WHAT IS REQUIRED: In the data below, find each line containing the string "source" and return it.

GIVEN INFORMATION:
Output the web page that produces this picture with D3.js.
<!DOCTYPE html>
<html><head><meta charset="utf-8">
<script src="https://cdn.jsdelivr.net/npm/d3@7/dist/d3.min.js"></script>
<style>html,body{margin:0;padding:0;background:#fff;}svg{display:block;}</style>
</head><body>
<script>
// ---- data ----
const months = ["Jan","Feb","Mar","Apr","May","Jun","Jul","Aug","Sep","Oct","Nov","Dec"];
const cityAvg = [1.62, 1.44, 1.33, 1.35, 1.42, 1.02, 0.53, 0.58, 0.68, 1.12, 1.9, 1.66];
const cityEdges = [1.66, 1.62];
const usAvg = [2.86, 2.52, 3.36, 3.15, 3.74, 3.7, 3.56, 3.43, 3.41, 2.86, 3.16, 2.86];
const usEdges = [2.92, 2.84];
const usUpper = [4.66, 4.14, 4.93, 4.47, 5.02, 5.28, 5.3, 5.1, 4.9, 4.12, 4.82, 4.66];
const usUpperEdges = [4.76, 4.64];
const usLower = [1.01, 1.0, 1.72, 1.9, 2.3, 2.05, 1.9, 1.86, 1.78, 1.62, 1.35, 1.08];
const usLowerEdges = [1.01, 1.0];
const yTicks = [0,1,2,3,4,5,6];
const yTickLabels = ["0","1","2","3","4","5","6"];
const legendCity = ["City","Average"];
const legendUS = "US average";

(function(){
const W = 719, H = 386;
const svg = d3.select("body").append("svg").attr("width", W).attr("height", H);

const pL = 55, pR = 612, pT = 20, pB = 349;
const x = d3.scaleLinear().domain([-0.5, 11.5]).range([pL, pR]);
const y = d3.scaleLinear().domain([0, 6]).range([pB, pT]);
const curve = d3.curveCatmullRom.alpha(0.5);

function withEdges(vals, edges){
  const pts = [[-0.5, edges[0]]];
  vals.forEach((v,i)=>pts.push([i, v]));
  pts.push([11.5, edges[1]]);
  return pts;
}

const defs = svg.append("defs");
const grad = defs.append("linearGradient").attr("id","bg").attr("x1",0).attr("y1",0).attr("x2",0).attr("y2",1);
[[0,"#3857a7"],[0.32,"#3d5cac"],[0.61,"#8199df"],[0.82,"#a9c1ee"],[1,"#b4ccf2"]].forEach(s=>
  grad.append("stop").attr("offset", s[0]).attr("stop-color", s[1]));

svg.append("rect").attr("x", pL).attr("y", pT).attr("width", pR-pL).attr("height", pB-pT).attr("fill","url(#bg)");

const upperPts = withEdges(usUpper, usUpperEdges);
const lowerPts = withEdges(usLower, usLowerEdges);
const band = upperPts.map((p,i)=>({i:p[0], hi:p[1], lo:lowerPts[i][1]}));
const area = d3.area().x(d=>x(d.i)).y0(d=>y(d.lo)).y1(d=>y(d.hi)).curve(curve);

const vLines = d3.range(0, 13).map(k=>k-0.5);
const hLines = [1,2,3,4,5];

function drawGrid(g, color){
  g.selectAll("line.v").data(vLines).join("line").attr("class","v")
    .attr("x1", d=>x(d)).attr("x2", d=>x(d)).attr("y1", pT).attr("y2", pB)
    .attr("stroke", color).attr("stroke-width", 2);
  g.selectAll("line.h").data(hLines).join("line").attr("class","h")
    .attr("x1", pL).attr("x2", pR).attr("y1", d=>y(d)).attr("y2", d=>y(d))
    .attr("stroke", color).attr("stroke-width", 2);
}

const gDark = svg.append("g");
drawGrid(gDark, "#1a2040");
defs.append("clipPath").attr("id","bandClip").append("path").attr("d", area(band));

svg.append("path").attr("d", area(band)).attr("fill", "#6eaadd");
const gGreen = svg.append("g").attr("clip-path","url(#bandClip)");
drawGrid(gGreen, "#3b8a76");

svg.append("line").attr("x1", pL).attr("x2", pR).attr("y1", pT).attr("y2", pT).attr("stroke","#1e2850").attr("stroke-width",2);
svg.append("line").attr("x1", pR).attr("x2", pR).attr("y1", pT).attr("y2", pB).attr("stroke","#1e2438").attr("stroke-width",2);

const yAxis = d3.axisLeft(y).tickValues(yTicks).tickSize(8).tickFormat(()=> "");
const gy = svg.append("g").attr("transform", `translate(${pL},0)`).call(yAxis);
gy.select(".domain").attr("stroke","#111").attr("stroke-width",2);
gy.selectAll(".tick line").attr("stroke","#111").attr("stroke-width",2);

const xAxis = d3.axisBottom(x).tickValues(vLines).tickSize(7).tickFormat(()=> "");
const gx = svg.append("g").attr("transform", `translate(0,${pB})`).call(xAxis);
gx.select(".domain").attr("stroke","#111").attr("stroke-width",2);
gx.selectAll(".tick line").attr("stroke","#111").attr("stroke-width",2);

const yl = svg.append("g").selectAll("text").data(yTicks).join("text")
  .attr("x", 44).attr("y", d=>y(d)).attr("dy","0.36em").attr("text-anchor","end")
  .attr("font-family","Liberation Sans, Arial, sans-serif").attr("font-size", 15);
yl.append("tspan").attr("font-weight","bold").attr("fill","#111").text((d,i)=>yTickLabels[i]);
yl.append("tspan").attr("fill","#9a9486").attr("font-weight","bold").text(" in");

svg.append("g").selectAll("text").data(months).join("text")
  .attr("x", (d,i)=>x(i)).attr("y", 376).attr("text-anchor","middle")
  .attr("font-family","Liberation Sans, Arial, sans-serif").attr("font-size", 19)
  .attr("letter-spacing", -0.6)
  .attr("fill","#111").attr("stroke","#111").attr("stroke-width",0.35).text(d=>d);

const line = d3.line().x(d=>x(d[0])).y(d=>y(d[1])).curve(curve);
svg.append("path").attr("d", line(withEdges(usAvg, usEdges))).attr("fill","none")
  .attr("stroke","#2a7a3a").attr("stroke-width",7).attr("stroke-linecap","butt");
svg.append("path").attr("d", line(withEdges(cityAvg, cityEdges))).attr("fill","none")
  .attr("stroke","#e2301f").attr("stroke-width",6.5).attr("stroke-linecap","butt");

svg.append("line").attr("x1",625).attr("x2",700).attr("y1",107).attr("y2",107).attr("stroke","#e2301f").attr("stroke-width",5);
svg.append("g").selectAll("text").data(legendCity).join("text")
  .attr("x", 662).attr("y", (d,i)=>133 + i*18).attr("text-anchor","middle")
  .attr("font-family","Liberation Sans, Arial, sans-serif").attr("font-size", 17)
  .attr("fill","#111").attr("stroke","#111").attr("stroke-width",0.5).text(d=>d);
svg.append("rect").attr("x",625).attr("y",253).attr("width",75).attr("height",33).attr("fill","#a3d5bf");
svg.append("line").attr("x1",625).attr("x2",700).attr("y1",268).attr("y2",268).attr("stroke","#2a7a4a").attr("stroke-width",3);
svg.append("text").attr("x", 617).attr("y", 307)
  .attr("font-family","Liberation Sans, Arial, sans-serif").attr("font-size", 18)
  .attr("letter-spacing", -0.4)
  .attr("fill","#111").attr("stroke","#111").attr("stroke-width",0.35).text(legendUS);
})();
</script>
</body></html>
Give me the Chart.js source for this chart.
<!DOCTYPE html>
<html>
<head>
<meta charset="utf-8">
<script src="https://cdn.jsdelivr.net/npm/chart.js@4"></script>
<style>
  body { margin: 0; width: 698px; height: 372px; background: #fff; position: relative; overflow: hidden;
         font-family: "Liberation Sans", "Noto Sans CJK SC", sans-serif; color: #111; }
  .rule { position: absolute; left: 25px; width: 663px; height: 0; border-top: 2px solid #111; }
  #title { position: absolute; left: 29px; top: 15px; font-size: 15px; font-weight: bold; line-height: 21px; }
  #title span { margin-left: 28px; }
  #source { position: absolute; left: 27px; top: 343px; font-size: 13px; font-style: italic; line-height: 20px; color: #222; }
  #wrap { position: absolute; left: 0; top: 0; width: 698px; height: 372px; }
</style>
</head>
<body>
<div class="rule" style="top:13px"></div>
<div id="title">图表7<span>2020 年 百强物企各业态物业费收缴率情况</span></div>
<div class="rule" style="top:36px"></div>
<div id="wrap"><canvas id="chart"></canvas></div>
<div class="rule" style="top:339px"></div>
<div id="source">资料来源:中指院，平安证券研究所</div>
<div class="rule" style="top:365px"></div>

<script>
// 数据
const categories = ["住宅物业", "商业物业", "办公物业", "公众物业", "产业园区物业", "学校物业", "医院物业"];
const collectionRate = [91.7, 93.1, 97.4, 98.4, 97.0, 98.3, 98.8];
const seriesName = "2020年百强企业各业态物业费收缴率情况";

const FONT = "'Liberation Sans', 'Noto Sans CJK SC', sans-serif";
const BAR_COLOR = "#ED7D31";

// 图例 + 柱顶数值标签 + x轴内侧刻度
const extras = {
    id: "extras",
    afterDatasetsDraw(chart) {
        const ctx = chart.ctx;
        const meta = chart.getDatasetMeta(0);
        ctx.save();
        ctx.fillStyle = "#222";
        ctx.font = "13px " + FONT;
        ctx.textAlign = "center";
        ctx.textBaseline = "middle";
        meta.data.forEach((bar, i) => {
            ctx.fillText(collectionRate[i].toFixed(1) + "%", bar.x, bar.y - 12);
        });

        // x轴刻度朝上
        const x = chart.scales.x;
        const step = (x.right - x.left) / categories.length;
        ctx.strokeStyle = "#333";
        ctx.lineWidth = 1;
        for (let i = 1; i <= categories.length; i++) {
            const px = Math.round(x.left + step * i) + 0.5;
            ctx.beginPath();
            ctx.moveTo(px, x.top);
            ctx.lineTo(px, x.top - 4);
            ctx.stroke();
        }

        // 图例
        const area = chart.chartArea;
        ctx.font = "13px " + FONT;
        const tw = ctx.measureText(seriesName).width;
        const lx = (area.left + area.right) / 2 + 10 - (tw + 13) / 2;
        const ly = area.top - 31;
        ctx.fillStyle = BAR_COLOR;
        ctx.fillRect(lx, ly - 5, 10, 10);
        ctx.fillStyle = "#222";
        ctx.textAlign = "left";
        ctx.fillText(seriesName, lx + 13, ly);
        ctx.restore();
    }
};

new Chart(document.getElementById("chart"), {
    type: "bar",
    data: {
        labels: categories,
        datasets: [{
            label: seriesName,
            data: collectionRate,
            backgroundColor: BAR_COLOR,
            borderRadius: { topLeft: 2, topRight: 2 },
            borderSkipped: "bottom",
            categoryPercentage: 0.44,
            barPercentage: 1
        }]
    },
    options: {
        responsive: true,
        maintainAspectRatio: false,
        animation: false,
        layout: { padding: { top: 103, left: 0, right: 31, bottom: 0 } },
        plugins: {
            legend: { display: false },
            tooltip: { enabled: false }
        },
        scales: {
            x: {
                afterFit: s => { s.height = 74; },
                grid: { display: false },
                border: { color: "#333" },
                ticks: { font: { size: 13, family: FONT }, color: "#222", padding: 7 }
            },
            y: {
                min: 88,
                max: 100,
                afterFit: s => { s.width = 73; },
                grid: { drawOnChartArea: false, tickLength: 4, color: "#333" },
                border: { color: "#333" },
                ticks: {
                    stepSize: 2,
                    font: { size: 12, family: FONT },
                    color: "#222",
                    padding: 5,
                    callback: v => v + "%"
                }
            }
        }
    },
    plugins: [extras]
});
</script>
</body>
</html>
---
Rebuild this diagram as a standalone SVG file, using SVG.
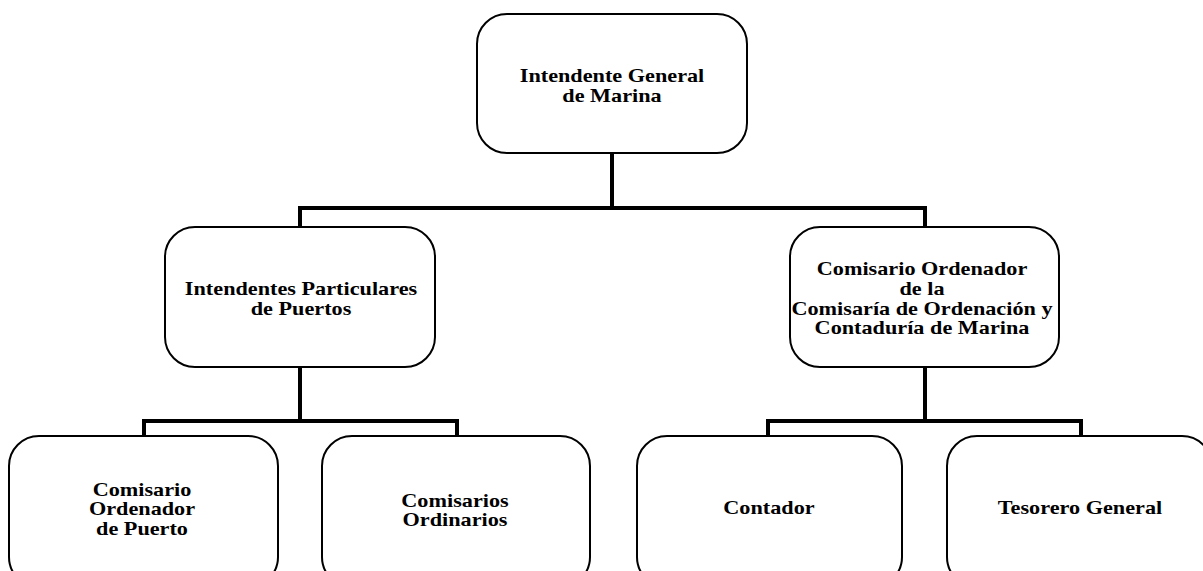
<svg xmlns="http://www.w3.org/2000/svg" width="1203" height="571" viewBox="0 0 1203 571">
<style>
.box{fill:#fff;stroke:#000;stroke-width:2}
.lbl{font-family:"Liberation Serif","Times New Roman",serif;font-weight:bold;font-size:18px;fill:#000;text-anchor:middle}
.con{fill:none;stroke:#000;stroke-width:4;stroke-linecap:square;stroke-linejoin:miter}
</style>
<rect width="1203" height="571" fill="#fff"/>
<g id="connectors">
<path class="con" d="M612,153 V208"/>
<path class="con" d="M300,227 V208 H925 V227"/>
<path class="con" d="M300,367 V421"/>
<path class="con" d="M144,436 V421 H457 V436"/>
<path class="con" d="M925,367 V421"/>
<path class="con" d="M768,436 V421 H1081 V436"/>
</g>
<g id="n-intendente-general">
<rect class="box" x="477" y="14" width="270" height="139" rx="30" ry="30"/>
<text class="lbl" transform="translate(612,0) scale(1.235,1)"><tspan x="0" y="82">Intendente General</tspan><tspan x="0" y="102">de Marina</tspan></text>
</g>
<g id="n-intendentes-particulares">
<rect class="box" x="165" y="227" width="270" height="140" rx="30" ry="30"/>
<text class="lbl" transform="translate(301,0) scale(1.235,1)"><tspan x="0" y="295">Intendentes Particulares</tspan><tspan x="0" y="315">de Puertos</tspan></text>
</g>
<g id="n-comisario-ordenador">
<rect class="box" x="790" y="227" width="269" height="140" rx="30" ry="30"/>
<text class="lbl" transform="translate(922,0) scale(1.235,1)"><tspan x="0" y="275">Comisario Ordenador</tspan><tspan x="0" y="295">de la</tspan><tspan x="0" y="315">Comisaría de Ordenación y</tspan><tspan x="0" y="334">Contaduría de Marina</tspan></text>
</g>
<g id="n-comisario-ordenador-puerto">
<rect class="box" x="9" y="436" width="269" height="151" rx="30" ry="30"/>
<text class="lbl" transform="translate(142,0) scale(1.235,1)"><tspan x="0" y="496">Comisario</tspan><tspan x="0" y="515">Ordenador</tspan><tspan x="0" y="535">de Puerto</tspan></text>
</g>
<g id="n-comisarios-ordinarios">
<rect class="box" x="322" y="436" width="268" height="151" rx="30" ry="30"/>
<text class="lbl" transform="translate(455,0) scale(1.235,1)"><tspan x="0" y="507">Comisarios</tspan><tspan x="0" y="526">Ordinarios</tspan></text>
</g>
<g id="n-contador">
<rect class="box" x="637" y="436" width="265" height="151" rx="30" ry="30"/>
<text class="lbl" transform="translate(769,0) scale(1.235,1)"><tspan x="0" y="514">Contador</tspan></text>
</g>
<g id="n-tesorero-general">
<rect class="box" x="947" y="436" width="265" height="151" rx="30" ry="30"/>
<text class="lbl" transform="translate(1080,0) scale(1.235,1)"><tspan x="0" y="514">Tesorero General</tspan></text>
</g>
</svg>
==
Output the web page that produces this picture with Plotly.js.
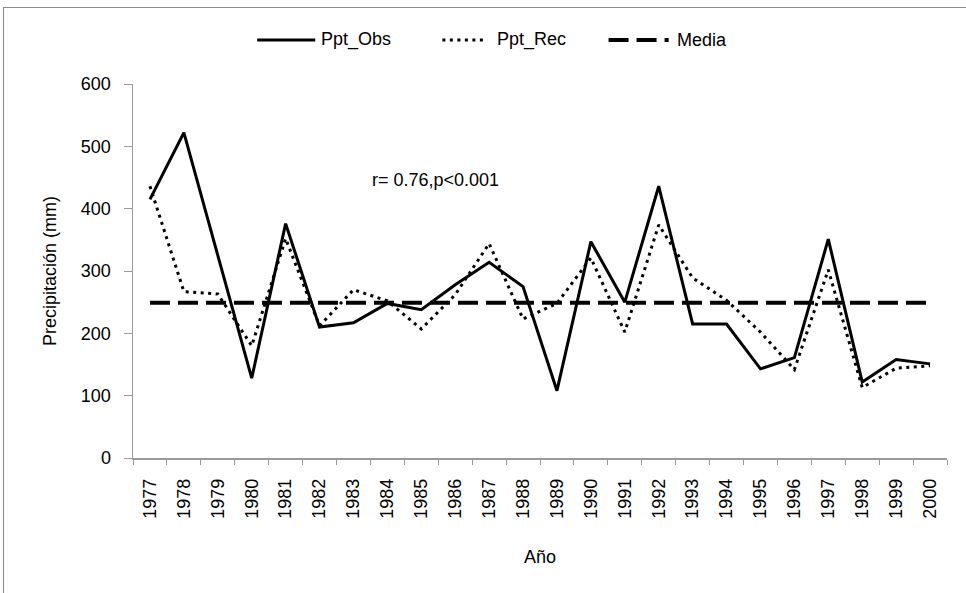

EXERCISE OUTPUT:
Give me the Chart.js source for this chart.
  #source { position: absolute; left: 27px; top: 343px; font-size: 13px; font-style: italic; line-height: 20px; color: #222; }
<div id="source">资料来源:中指院，平安证券研究所</div>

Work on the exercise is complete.